▸ **REQUIREMENTS**
Without the pictures, set down the records below word for word.

>> start EXERCISE DATA

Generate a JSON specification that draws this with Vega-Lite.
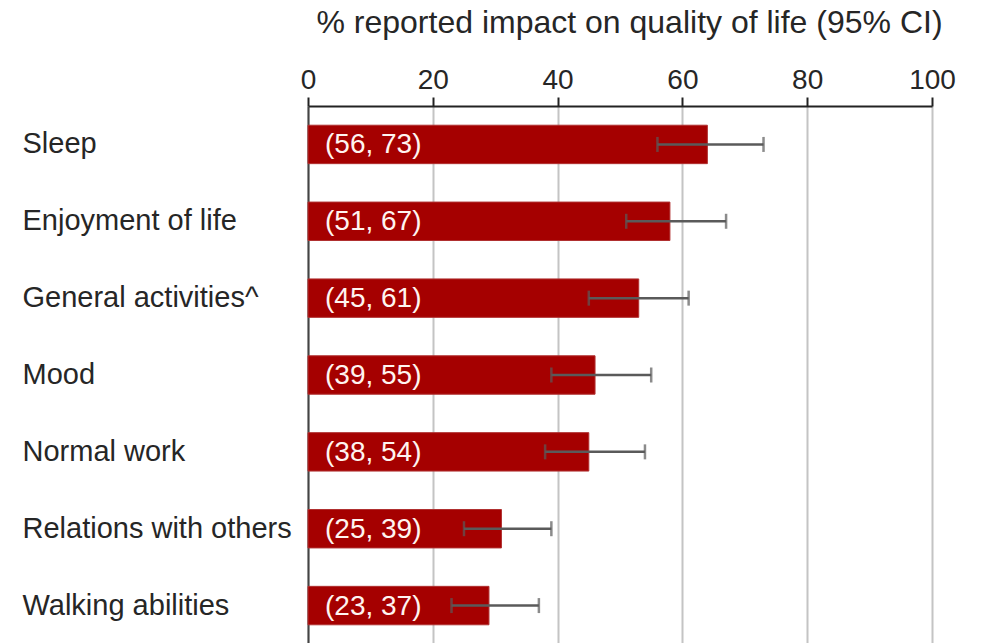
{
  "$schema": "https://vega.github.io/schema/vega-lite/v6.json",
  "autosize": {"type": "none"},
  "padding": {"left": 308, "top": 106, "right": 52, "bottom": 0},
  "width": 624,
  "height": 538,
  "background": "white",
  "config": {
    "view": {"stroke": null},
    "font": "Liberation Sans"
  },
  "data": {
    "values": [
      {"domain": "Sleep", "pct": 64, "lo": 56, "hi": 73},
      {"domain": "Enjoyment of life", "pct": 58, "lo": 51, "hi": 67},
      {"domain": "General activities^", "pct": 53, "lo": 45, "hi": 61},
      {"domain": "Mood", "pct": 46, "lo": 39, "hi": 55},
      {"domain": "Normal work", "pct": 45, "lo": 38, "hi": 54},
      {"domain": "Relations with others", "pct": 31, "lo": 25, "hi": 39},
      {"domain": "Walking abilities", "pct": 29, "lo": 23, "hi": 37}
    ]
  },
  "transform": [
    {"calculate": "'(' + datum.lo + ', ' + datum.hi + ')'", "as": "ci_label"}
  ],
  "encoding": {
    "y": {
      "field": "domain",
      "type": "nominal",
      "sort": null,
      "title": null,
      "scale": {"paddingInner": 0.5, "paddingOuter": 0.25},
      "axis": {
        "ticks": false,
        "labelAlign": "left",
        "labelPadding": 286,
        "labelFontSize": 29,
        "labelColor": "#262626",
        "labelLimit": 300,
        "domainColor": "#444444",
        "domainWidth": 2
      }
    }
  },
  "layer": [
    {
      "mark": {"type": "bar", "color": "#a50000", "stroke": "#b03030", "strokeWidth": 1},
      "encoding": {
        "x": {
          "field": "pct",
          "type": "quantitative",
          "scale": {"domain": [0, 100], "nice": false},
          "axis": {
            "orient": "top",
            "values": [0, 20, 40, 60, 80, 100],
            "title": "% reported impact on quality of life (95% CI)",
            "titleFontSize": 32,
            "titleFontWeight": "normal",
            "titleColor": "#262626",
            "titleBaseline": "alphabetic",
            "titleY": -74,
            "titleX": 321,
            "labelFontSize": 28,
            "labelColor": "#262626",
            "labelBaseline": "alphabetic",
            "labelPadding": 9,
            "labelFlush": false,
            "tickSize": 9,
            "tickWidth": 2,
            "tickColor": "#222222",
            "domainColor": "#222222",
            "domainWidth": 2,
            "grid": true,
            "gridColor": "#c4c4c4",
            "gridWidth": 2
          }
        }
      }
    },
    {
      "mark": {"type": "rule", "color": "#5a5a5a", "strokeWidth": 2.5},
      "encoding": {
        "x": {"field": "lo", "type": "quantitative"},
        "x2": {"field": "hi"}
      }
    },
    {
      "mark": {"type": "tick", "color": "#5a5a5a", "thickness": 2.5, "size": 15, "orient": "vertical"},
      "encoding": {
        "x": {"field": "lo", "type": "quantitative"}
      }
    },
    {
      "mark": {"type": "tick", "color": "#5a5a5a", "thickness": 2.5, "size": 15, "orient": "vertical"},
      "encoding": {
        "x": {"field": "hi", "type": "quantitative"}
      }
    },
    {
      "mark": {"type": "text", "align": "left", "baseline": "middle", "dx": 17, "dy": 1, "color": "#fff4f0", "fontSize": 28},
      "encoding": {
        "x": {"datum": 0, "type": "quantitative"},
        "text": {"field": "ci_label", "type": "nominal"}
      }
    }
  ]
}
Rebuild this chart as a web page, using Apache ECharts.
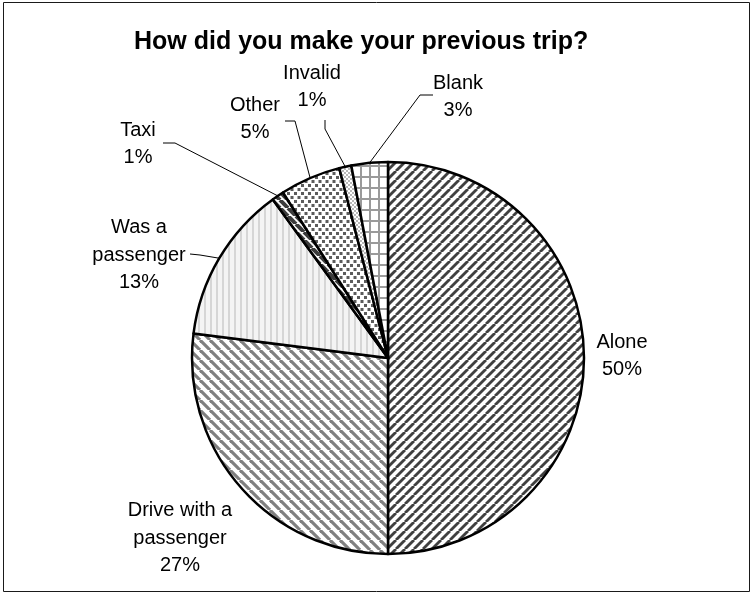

>> end EXERCISE DATA

▸ **TASK RESULT**
Generate a JSON specification that draws this with Vega-Lite.
{
  "$schema": "https://vega.github.io/schema/vega-lite/v6.json",
  "autosize": {"type": "none"},
  "padding": {"left": 308, "top": 106, "right": 52, "bottom": 0},
  "width": 624,
  "height": 538,
  "background": "white",
  "config": {
    "view": {"stroke": null},
    "font": "Liberation Sans"
  },
  "data": {
    "values": [
      {"domain": "Sleep", "pct": 64, "lo": 56, "hi": 73},
      {"domain": "Enjoyment of life", "pct": 58, "lo": 51, "hi": 67},
      {"domain": "General activities^", "pct": 53, "lo": 45, "hi": 61},
      {"domain": "Mood", "pct": 46, "lo": 39, "hi": 55},
      {"domain": "Normal work", "pct": 45, "lo": 38, "hi": 54},
      {"domain": "Relations with others", "pct": 31, "lo": 25, "hi": 39},
      {"domain": "Walking abilities", "pct": 29, "lo": 23, "hi": 37}
    ]
  },
  "transform": [
    {"calculate": "'(' + datum.lo + ', ' + datum.hi + ')'", "as": "ci_label"}
  ],
  "encoding": {
    "y": {
      "field": "domain",
      "type": "nominal",
      "sort": null,
      "title": null,
      "scale": {"paddingInner": 0.5, "paddingOuter": 0.25},
      "axis": {
        "ticks": false,
        "labelAlign": "left",
        "labelPadding": 286,
        "labelFontSize": 29,
        "labelColor": "#262626",
        "labelLimit": 300,
        "domainColor": "#444444",
        "domainWidth": 2
      }
    }
  },
  "layer": [
    {
      "mark": {"type": "bar", "color": "#a50000", "stroke": "#b03030", "strokeWidth": 1},
      "encoding": {
        "x": {
          "field": "pct",
          "type": "quantitative",
          "scale": {"domain": [0, 100], "nice": false},
          "axis": {
            "orient": "top",
            "values": [0, 20, 40, 60, 80, 100],
            "title": "% reported impact on quality of life (95% CI)",
            "titleFontSize": 32,
            "titleFontWeight": "normal",
            "titleColor": "#262626",
            "titleBaseline": "alphabetic",
            "titleY": -74,
            "titleX": 321,
            "labelFontSize": 28,
            "labelColor": "#262626",
            "labelBaseline": "alphabetic",
            "labelPadding": 9,
            "labelFlush": false,
            "tickSize": 9,
            "tickWidth": 2,
            "tickColor": "#222222",
            "domainColor": "#222222",
            "domainWidth": 2,
            "grid": true,
            "gridColor": "#c4c4c4",
            "gridWidth": 2
          }
        }
      }
    },
    {
      "mark": {"type": "rule", "color": "#5a5a5a", "strokeWidth": 2.5},
      "encoding": {
        "x": {"field": "lo", "type": "quantitative"},
        "x2": {"field": "hi"}
      }
    },
    {
      "mark": {"type": "tick", "color": "#5a5a5a", "thickness": 2.5, "size": 15, "orient": "vertical"},
      "encoding": {
        "x": {"field": "lo", "type": "quantitative"}
      }
    },
    {
      "mark": {"type": "tick", "color": "#5a5a5a", "thickness": 2.5, "size": 15, "orient": "vertical"},
      "encoding": {
        "x": {"field": "hi", "type": "quantitative"}
      }
    },
    {
      "mark": {"type": "text", "align": "left", "baseline": "middle", "dx": 17, "dy": 1, "color": "#fff4f0", "fontSize": 28},
      "encoding": {
        "x": {"datum": 0, "type": "quantitative"},
        "text": {"field": "ci_label", "type": "nominal"}
      }
    }
  ]
}
Rebuild this chart as a web page, using Apache ECharts.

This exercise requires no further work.